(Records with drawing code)
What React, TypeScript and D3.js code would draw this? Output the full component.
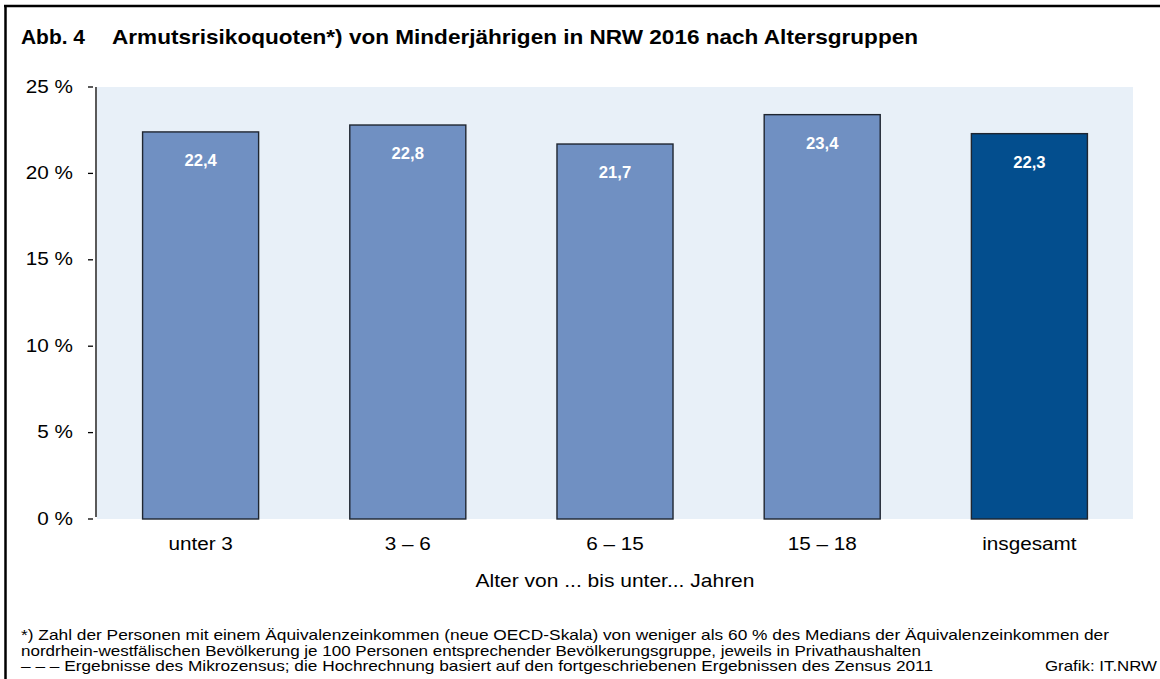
import React, { useEffect, useRef } from 'react';
import * as d3 from 'd3';

// Altersgruppen (Alter von ... bis unter ... Jahren)
const categories = ['unter 3', '3 – 6', '6 – 15', '15 – 18', 'insgesamt'];
// Armutsrisikoquoten in %
const values = [22.4, 22.8, 21.7, 23.4, 22.3];
const valueLabels = ['22,4', '22,8', '21,7', '23,4', '22,3'];
const yTicks = [0, 5, 10, 15, 20, 25];

const footnotes = [
  '*) Zahl der Personen mit einem Äquivalenzeinkommen (neue OECD-Skala) von weniger als 60 % des Medians der Äquivalenzeinkommen der',
  'nordrhein-westfälischen Bevölkerung je 100 Personen entsprechender Bevölkerungsgruppe, jeweils in Privathaushalten',
  '– – – Ergebnisse des Mikrozensus; die Hochrechnung basiert auf den fortgeschriebenen Ergebnissen des Zensus 2011',
];
// widths the footnote lines take in the original
const footnoteWidths = [1088, 900, 912];

const W = 1160;
const H = 679;
const FONT = '"Liberation Sans", Arial, sans-serif';
const SX = 1.12; // the original text runs a bit wider than it is tall

function BarChart() {
  const ref = useRef<SVGSVGElement>(null);

  useEffect(() => {
    const svg = d3.select(ref.current);
    svg.selectAll('*').remove();

    const margin = { top: 87, right: 27, bottom: 160, left: 97 };
    const width = W - margin.left - margin.right;
    const height = H - margin.top - margin.bottom;

    // frame (top and left edge only)
    svg.append('line').attr('x1', 4).attr('x2', W).attr('y1', 6).attr('y2', 6)
      .attr('stroke', '#000').attr('stroke-width', 2.5);
    svg.append('line').attr('x1', 5.5).attr('x2', 5.5).attr('y1', 5).attr('y2', H)
      .attr('stroke', '#000').attr('stroke-width', 2.5);

    // title
    svg.append('text')
      .attr('x', 21).attr('y', 44)
      .style('font-family', FONT)
      .style('font-size', '20.5px')
      .style('font-weight', 'bold')
      .attr('textLength', 64)
      .attr('lengthAdjust', 'spacingAndGlyphs')
      .text('Abb. 4');
    svg.append('text')
      .attr('x', 112).attr('y', 44)
      .style('font-family', FONT)
      .style('font-size', '20.5px')
      .style('font-weight', 'bold')
      .attr('textLength', 806)
      .attr('lengthAdjust', 'spacingAndGlyphs')
      .text('Armutsrisikoquoten*) von Minderjährigen in NRW 2016 nach Altersgruppen');

    const g = svg.append('g')
      .attr('transform', 'translate(' + margin.left + ',' + margin.top + ')');

    const x = d3.scaleBand()
      .domain(categories)
      .range([0, width])
      .paddingInner(0.44)
      .paddingOuter(0.22);

    const y = d3.scaleLinear()
      .domain([0, 25])
      .range([height, 0]);

    // plot background
    g.append('rect')
      .attr('x', 0).attr('y', 0)
      .attr('width', width).attr('height', height)
      .attr('fill', '#e8f0f8');

    // bars
    g.selectAll('.bar')
      .data(values)
      .enter().append('rect')
      .attr('class', 'bar')
      .attr('x', (d, i) => x(categories[i]) as number)
      .attr('y', d => y(d))
      .attr('width', x.bandwidth())
      .attr('height', d => height - y(d))
      .attr('fill', (d, i) => i === categories.length - 1 ? '#034e8e' : '#7090c2')
      .attr('stroke', '#1f2630')
      .attr('stroke-width', 1.4);

    // value labels
    g.selectAll('.val')
      .data(values)
      .enter().append('text')
      .attr('class', 'val')
      .attr('transform', (d, i) => 'translate(' + ((x(categories[i]) as number) + x.bandwidth() / 2) + ',' + (y(d) + 34) + ') scale(1.04,1)')
      .attr('text-anchor', 'middle')
      .style('font-family', FONT)
      .style('font-size', '16px')
      .style('font-weight', 'bold')
      .attr('fill', '#fff')
      .text((d, i) => valueLabels[i]);

    // y axis line
    g.append('line')
      .attr('x1', -1).attr('x2', -1)
      .attr('y1', 0).attr('y2', height - 2)
      .attr('stroke', '#000').attr('stroke-width', 1.3);

    // y ticks and labels
    const yt = g.selectAll('.ytick')
      .data(yTicks)
      .enter().append('g')
      .attr('class', 'ytick')
      .attr('transform', d => 'translate(0,' + y(d) + ')');
    yt.append('line')
      .attr('x1', -9).attr('x2', -4)
      .attr('stroke', '#000').attr('stroke-width', 1.3);
    yt.append('text')
      .attr('transform', 'translate(-24,5.5) scale(' + SX + ',1)')
      .attr('text-anchor', 'end')
      .style('font-family', FONT)
      .style('font-size', '18.5px')
      .attr('fill', '#000')
      .text(d => d + ' %');

    // x labels
    g.selectAll('.xlab')
      .data(categories)
      .enter().append('text')
      .attr('class', 'xlab')
      .attr('transform', d => 'translate(' + ((x(d) as number) + x.bandwidth() / 2) + ',' + (height + 31) + ') scale(' + SX + ',1)')
      .attr('text-anchor', 'middle')
      .style('font-family', FONT)
      .style('font-size', '18.5px')
      .attr('fill', '#000')
      .text(d => d);

    // x axis title
    g.append('text')
      .attr('x', width / 2 - 139.5)
      .attr('y', height + 68)
      .style('font-family', FONT)
      .style('font-size', '18.5px')
      .attr('fill', '#000')
      .attr('textLength', 279)
      .attr('lengthAdjust', 'spacingAndGlyphs')
      .text('Alter von ... bis unter... Jahren');

    // footnotes
    svg.selectAll('.fn')
      .data(footnotes)
      .enter().append('text')
      .attr('class', 'fn')
      .attr('x', 21)
      .attr('y', (d, i) => 640 + i * 15.5)
      .style('font-family', FONT)
      .style('font-size', '14.5px')
      .attr('fill', '#000')
      .attr('textLength', (d, i) => footnoteWidths[i])
      .attr('lengthAdjust', 'spacingAndGlyphs')
      .text(d => d);

    svg.append('text')
      .attr('x', 1045)
      .attr('y', 671)
      .style('font-family', FONT)
      .style('font-size', '14.5px')
      .attr('fill', '#000')
      .attr('textLength', 112)
      .attr('lengthAdjust', 'spacingAndGlyphs')
      .text('Grafik: IT.NRW');
  }, []);

  return (
    <svg ref={ref} width={W} height={H}
      style={{ position: 'absolute', left: 0, top: 0, background: '#fff' }} />
  );
}

export default function App() {
  return <BarChart />;
}
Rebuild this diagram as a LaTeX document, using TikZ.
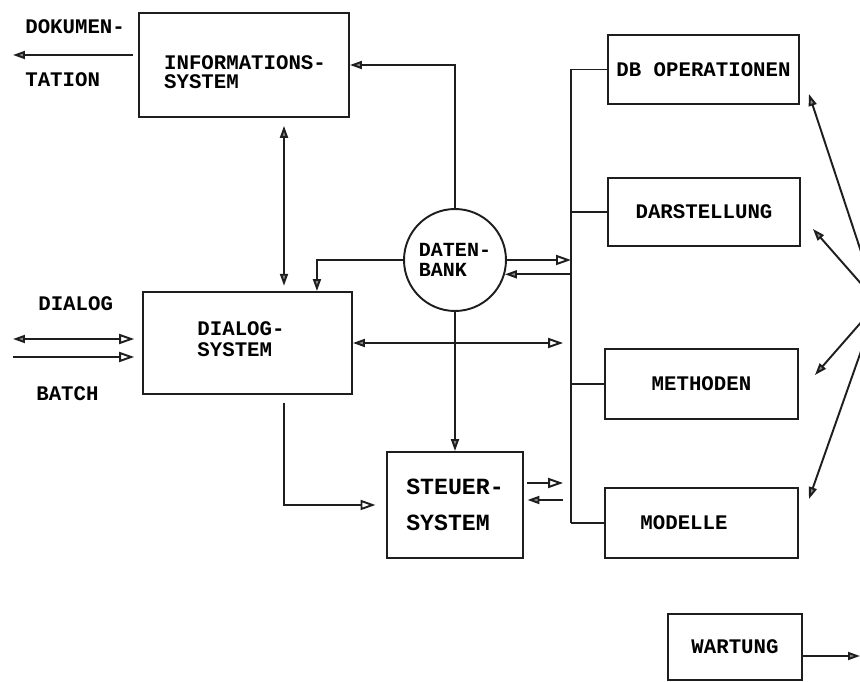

> Work required
Look at the listing and set down only the lines from its start through the line with "const yTicks = [0, 5, 10, 15, 20, 25];", word for word and without pictures.

> Written answer
What React, TypeScript and D3.js code would draw this? Output the full component.
import React, { useEffect, useRef } from 'react';
import * as d3 from 'd3';

// Altersgruppen (Alter von ... bis unter ... Jahren)
const categories = ['unter 3', '3 – 6', '6 – 15', '15 – 18', 'insgesamt'];
// Armutsrisikoquoten in %
const values = [22.4, 22.8, 21.7, 23.4, 22.3];
const valueLabels = ['22,4', '22,8', '21,7', '23,4', '22,3'];
const yTicks = [0, 5, 10, 15, 20, 25];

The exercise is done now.